[Start The records]

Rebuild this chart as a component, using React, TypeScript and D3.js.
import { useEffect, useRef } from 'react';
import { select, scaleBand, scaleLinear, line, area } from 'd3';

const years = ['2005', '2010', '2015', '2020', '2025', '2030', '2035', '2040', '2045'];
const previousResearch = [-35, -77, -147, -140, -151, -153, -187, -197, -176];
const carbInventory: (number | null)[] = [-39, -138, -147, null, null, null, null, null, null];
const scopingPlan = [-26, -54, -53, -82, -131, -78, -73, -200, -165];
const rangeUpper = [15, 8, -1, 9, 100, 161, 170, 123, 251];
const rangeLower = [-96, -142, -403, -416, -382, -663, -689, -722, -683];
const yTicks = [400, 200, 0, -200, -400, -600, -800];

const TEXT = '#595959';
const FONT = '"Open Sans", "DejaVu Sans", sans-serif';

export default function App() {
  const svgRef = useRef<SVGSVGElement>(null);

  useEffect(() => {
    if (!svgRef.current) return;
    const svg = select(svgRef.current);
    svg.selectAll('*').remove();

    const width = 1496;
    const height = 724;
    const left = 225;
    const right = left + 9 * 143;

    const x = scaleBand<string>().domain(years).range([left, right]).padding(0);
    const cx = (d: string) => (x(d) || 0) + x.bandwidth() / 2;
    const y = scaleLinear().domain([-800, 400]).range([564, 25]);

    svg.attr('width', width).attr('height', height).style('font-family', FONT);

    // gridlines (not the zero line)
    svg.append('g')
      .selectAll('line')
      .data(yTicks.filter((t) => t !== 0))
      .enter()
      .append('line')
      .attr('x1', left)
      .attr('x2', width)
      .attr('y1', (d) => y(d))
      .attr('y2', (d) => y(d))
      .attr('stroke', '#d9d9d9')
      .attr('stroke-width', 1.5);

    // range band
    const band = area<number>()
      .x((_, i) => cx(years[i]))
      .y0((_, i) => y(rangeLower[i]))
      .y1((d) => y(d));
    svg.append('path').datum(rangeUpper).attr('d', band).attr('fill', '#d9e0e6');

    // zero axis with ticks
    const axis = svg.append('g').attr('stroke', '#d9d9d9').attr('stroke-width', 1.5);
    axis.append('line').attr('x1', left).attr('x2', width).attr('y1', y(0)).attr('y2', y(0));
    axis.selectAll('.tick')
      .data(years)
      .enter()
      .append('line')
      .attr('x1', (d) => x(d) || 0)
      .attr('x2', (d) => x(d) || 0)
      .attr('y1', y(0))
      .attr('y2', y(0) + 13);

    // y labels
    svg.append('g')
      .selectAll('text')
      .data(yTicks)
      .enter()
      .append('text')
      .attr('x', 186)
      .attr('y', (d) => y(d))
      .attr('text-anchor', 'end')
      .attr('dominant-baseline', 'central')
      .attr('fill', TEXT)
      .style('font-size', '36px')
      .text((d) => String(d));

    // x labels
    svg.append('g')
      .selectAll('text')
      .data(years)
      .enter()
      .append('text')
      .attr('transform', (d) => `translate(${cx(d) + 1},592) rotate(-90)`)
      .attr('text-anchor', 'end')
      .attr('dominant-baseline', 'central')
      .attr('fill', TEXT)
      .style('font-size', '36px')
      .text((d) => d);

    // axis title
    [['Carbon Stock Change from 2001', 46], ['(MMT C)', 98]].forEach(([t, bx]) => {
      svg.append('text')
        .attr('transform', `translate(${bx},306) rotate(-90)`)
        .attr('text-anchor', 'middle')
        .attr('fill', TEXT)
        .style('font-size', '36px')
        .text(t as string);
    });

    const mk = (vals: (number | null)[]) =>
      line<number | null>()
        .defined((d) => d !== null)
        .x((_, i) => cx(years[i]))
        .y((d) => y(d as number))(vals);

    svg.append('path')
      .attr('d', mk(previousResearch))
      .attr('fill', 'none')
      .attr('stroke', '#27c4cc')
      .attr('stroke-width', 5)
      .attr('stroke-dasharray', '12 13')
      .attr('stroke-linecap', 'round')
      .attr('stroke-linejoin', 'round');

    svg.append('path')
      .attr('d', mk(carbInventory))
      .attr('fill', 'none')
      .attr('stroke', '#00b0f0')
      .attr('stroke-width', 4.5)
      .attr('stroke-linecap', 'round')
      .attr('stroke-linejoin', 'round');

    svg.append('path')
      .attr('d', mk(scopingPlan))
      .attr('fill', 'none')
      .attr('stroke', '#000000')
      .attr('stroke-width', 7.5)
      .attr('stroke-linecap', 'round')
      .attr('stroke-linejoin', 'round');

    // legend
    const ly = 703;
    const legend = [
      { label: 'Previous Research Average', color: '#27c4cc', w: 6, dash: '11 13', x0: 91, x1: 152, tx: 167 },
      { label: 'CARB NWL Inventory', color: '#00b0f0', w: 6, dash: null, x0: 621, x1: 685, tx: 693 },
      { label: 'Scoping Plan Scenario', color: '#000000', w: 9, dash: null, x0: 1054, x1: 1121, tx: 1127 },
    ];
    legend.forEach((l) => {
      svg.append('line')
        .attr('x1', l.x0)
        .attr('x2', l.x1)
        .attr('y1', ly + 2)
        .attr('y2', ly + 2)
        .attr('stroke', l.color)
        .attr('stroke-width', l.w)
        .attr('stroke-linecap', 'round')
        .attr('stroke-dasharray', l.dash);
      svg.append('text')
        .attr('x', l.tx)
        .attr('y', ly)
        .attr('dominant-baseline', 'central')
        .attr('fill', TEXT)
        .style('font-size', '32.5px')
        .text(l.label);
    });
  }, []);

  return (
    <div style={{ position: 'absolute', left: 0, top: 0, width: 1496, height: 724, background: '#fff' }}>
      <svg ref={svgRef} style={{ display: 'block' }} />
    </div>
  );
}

[End The records]
[Start The records]

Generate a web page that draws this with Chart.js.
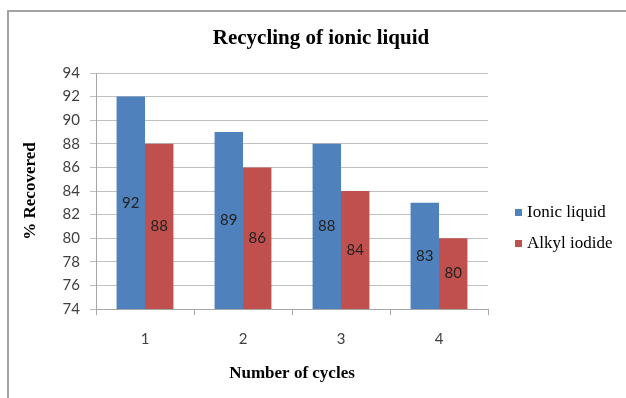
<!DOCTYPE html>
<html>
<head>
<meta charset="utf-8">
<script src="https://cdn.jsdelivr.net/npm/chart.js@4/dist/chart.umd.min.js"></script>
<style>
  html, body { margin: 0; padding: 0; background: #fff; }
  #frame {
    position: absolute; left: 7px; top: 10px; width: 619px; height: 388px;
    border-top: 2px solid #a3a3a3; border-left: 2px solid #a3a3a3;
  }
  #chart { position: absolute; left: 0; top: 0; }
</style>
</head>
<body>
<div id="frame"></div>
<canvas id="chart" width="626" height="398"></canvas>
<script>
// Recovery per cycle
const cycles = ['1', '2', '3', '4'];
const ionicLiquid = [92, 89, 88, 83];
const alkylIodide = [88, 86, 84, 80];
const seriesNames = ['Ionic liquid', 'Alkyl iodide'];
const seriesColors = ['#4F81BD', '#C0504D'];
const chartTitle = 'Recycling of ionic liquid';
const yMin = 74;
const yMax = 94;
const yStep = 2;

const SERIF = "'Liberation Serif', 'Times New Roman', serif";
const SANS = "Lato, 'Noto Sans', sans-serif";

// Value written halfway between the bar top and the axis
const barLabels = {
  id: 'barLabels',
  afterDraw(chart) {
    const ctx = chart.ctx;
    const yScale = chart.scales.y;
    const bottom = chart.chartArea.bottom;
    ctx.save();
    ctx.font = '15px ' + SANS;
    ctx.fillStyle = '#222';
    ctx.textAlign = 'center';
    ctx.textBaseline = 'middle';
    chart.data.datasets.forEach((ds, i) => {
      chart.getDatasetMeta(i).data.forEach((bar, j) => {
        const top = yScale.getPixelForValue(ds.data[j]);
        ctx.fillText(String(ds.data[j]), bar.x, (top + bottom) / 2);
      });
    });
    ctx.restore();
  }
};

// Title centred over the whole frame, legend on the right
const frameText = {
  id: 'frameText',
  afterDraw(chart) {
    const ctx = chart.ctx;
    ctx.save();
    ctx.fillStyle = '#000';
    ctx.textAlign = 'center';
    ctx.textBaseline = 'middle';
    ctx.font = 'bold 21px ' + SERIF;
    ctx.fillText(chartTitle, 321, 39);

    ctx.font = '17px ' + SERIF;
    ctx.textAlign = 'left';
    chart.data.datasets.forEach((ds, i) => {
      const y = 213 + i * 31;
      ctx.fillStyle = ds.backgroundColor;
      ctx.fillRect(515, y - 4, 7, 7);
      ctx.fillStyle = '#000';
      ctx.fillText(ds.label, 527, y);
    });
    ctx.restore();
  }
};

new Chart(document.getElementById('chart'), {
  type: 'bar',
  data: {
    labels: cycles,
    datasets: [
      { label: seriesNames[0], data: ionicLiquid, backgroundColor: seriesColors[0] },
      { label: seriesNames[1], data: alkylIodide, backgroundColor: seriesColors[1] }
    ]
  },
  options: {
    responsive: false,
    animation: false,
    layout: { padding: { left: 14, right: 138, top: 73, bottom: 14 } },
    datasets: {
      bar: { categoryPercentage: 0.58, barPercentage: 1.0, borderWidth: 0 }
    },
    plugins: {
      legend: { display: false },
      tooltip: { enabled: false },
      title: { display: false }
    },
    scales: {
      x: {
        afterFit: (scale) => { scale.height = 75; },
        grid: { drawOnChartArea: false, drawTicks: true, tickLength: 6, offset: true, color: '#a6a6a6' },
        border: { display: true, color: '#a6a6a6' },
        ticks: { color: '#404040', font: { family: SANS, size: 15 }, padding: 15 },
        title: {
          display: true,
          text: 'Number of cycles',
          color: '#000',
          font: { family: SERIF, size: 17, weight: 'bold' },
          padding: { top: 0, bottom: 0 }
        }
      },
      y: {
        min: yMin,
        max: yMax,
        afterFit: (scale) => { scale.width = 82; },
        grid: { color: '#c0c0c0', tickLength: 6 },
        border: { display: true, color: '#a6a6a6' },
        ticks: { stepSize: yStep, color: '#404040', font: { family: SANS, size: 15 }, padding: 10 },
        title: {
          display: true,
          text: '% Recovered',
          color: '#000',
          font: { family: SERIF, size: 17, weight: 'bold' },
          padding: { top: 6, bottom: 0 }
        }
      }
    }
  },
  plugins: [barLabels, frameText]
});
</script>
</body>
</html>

[End The records]

Written instruction
Copy only the lines above from the one containing "Generate a web" through the one containing "ctx.fillText(chartTitle, 321, 39);", both included. Leave out the pictures.

Response to the exercise
Generate a web page that draws this with Chart.js.
<!DOCTYPE html>
<html>
<head>
<meta charset="utf-8">
<script src="https://cdn.jsdelivr.net/npm/chart.js@4/dist/chart.umd.min.js"></script>
<style>
  html, body { margin: 0; padding: 0; background: #fff; }
  #frame {
    position: absolute; left: 7px; top: 10px; width: 619px; height: 388px;
    border-top: 2px solid #a3a3a3; border-left: 2px solid #a3a3a3;
  }
  #chart { position: absolute; left: 0; top: 0; }
</style>
</head>
<body>
<div id="frame"></div>
<canvas id="chart" width="626" height="398"></canvas>
<script>
// Recovery per cycle
const cycles = ['1', '2', '3', '4'];
const ionicLiquid = [92, 89, 88, 83];
const alkylIodide = [88, 86, 84, 80];
const seriesNames = ['Ionic liquid', 'Alkyl iodide'];
const seriesColors = ['#4F81BD', '#C0504D'];
const chartTitle = 'Recycling of ionic liquid';
const yMin = 74;
const yMax = 94;
const yStep = 2;

const SERIF = "'Liberation Serif', 'Times New Roman', serif";
const SANS = "Lato, 'Noto Sans', sans-serif";

// Value written halfway between the bar top and the axis
const barLabels = {
  id: 'barLabels',
  afterDraw(chart) {
    const ctx = chart.ctx;
    const yScale = chart.scales.y;
    const bottom = chart.chartArea.bottom;
    ctx.save();
    ctx.font = '15px ' + SANS;
    ctx.fillStyle = '#222';
    ctx.textAlign = 'center';
    ctx.textBaseline = 'middle';
    chart.data.datasets.forEach((ds, i) => {
      chart.getDatasetMeta(i).data.forEach((bar, j) => {
        const top = yScale.getPixelForValue(ds.data[j]);
        ctx.fillText(String(ds.data[j]), bar.x, (top + bottom) / 2);
      });
    });
    ctx.restore();
  }
};

// Title centred over the whole frame, legend on the right
const frameText = {
  id: 'frameText',
  afterDraw(chart) {
    const ctx = chart.ctx;
    ctx.save();
    ctx.fillStyle = '#000';
    ctx.textAlign = 'center';
    ctx.textBaseline = 'middle';
    ctx.font = 'bold 21px ' + SERIF;
    ctx.fillText(chartTitle, 321, 39);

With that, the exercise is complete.